Frame-bound priority scheduling in discrete-time queueing systems
Author(s) -
Sofian De Clercq,
Koen De Turck,
Bart Steyaert,
Herwig Bruneel
Publication year - 2011
Publication title -
journal of industrial and management optimization
Language(s) - English
Resource type - Journals
SCImago Journal Rank - 0.325
H-Index - 32
eISSN - 1553-166X
pISSN - 1547-5816
DOI - 10.3934/jimo.2011.7.767
Subject(s) - computer science , scheduling (production processes) , queueing theory , queue , frame (networking) , priority queue , computer network , discrete time and continuous time , real time computing , distributed computing , mathematical optimization , mathematics , statistics
A well-known problem with priority policies is starvation of delay-tolerant traffic.
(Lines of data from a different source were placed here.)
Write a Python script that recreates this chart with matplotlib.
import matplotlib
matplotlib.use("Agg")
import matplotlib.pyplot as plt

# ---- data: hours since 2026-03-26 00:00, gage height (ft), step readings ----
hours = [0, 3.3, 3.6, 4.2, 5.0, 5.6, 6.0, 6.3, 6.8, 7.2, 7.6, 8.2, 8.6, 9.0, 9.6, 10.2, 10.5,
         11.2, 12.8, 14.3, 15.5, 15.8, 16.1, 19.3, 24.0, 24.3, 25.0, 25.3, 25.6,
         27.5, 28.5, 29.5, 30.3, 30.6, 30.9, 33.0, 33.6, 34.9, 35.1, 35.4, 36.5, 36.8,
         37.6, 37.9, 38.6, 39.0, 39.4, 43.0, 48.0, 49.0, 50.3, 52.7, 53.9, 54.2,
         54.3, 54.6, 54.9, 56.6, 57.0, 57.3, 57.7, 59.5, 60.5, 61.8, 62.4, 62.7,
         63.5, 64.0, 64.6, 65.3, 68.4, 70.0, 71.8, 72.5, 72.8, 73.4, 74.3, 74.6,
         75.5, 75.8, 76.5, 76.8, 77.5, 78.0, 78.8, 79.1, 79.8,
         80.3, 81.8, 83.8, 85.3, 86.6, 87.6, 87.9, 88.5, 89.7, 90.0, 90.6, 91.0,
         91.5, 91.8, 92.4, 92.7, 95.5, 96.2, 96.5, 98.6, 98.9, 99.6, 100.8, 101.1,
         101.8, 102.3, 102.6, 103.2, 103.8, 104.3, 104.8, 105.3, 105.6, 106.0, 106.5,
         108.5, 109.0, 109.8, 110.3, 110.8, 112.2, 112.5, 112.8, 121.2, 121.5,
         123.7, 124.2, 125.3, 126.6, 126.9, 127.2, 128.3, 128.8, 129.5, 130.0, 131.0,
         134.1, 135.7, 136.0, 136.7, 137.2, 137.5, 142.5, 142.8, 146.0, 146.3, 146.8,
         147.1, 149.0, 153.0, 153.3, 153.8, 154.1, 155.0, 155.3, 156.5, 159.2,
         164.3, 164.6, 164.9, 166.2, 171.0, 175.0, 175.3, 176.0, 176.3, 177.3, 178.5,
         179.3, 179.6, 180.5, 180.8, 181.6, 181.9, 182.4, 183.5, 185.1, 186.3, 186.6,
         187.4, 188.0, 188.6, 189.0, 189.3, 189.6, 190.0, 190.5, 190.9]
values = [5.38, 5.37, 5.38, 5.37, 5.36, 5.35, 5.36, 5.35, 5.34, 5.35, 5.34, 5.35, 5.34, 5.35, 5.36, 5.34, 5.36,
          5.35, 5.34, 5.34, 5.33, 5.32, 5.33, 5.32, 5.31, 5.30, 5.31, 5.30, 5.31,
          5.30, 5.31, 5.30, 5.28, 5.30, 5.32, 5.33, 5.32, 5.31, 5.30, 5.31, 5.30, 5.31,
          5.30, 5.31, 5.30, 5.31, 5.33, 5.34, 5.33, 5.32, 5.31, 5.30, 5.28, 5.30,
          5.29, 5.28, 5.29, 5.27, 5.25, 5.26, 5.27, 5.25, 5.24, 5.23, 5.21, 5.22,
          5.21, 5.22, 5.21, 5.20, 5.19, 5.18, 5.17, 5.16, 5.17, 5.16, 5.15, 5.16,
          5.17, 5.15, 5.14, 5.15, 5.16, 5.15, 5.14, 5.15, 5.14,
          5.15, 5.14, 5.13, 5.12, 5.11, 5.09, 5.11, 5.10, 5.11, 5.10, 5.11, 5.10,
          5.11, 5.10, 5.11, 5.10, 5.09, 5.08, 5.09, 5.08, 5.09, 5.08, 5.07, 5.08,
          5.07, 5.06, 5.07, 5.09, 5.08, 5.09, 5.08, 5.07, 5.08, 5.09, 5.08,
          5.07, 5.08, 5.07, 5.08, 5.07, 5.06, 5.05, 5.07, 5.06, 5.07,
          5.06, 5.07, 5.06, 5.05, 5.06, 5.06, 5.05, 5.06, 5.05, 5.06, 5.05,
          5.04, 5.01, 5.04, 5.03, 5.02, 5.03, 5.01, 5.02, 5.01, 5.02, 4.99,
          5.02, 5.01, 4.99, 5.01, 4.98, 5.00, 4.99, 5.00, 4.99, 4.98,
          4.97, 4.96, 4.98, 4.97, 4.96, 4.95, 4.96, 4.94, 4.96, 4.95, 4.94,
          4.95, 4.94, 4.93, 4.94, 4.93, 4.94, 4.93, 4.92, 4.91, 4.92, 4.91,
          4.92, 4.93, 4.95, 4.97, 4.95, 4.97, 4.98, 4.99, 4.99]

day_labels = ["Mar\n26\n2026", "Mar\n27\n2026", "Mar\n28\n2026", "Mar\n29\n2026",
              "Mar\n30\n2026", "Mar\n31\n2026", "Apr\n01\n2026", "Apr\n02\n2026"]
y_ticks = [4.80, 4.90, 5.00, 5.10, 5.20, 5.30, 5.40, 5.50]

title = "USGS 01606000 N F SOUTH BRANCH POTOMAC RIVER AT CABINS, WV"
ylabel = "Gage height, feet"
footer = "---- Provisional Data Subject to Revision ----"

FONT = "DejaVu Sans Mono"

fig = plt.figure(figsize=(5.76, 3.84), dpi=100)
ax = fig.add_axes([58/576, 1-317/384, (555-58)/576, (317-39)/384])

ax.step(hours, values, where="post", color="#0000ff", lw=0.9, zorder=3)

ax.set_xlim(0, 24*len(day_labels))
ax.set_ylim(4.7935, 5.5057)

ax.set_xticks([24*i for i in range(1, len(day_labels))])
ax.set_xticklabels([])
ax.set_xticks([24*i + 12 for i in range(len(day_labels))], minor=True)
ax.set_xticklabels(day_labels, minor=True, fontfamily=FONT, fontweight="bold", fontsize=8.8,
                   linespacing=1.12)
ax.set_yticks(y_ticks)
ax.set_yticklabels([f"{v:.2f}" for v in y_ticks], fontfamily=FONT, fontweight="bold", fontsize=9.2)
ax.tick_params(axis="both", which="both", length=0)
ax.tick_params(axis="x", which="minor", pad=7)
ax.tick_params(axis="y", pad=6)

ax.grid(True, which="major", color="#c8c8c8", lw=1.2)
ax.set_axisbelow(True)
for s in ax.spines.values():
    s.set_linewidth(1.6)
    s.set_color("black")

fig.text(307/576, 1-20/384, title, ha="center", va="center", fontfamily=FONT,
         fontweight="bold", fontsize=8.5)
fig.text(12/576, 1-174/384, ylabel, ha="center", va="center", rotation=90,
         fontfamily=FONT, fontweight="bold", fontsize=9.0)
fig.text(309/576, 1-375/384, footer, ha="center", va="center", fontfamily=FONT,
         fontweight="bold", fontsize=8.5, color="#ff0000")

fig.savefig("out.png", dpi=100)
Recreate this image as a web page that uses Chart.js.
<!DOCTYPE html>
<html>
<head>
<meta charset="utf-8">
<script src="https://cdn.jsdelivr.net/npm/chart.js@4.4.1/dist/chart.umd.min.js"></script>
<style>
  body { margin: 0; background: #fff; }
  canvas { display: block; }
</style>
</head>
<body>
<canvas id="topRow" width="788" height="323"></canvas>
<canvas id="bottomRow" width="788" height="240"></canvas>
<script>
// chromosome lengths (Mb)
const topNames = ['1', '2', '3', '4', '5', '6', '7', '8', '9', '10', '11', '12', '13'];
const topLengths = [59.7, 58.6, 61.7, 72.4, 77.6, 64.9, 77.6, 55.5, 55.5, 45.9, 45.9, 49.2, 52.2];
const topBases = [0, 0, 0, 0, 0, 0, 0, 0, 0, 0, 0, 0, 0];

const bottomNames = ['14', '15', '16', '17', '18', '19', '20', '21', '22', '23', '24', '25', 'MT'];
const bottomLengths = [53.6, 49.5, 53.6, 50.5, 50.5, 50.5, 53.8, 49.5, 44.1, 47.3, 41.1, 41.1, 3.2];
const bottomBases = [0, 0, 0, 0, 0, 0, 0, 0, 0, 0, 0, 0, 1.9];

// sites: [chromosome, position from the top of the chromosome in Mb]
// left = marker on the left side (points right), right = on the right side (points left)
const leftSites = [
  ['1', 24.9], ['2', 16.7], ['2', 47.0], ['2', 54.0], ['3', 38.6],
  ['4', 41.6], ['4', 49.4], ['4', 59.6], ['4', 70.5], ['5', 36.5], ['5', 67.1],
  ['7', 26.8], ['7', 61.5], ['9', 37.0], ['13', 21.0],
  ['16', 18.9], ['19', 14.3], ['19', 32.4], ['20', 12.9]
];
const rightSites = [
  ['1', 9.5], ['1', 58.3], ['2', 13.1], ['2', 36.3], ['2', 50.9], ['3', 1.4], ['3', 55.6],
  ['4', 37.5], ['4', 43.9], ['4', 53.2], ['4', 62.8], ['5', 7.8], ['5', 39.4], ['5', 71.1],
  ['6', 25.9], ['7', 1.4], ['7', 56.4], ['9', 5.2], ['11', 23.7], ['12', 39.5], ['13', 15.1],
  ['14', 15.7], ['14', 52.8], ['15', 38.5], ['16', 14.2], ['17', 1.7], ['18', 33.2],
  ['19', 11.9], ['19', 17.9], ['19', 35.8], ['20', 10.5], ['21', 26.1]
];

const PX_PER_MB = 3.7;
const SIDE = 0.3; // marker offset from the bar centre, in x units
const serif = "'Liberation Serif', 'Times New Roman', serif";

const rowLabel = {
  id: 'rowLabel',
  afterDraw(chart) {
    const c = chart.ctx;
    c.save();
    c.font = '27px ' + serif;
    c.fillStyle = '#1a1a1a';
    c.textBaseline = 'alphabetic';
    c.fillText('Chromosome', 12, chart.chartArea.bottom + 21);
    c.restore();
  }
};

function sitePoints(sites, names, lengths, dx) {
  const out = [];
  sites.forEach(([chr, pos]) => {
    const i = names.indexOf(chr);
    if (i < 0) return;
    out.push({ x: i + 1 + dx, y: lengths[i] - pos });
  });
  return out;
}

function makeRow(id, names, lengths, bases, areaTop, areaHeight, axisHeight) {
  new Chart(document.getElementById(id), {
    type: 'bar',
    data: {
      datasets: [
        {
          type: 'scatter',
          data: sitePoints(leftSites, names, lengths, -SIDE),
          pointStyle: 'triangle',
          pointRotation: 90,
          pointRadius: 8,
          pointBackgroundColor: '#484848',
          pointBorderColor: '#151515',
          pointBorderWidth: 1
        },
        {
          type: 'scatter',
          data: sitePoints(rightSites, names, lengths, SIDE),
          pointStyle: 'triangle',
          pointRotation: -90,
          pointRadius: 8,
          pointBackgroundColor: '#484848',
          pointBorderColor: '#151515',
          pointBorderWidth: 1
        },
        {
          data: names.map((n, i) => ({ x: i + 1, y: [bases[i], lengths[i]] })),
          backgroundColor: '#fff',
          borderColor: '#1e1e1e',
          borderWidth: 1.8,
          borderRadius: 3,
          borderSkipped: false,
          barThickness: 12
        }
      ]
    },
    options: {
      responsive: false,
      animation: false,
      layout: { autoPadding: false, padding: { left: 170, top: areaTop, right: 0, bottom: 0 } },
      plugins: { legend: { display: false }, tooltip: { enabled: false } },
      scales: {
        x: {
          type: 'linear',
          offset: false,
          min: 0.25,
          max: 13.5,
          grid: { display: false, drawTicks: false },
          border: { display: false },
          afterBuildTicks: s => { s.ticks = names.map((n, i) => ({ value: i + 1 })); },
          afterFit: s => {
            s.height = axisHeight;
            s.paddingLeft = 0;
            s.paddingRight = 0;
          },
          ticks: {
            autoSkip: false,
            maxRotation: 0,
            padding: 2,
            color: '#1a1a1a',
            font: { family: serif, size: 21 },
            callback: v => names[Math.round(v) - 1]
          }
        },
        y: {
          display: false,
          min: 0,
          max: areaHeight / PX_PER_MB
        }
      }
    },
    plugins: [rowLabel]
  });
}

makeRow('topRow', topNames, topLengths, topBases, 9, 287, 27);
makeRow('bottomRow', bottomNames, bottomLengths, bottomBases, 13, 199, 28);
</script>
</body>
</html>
Additionally, insufficient control over delay differentiation (which is needed for modern network applications) has incited the development of sophisticated scheduling disciplines. The priority policy we present here has the benefit of being open to rigorous analysis. We study a discrete-time queueing system with a single server and single queue, in which $N$ types of customers enter pertaining to different priorities. A general i.i.d. arrival process is assumed and service times are generally distributed. We divide the time axis into 'frames' of fixed size (counted as a number of time-slots), and reorder the customers that enter the system during the same frame such that the high-priority customers are served first. This paper gives an analytic approach to studying such a system, and in particular focuses on the system content (meaning the customers of each type in the system at random slotmarks) in stationary regime, and the delay distribution of a random customer. Clearly, in such a system the frame's size is the key factor in the delay differentiation between the $N$ priority classes. The numerical results at the end of this paper illustrate this observation.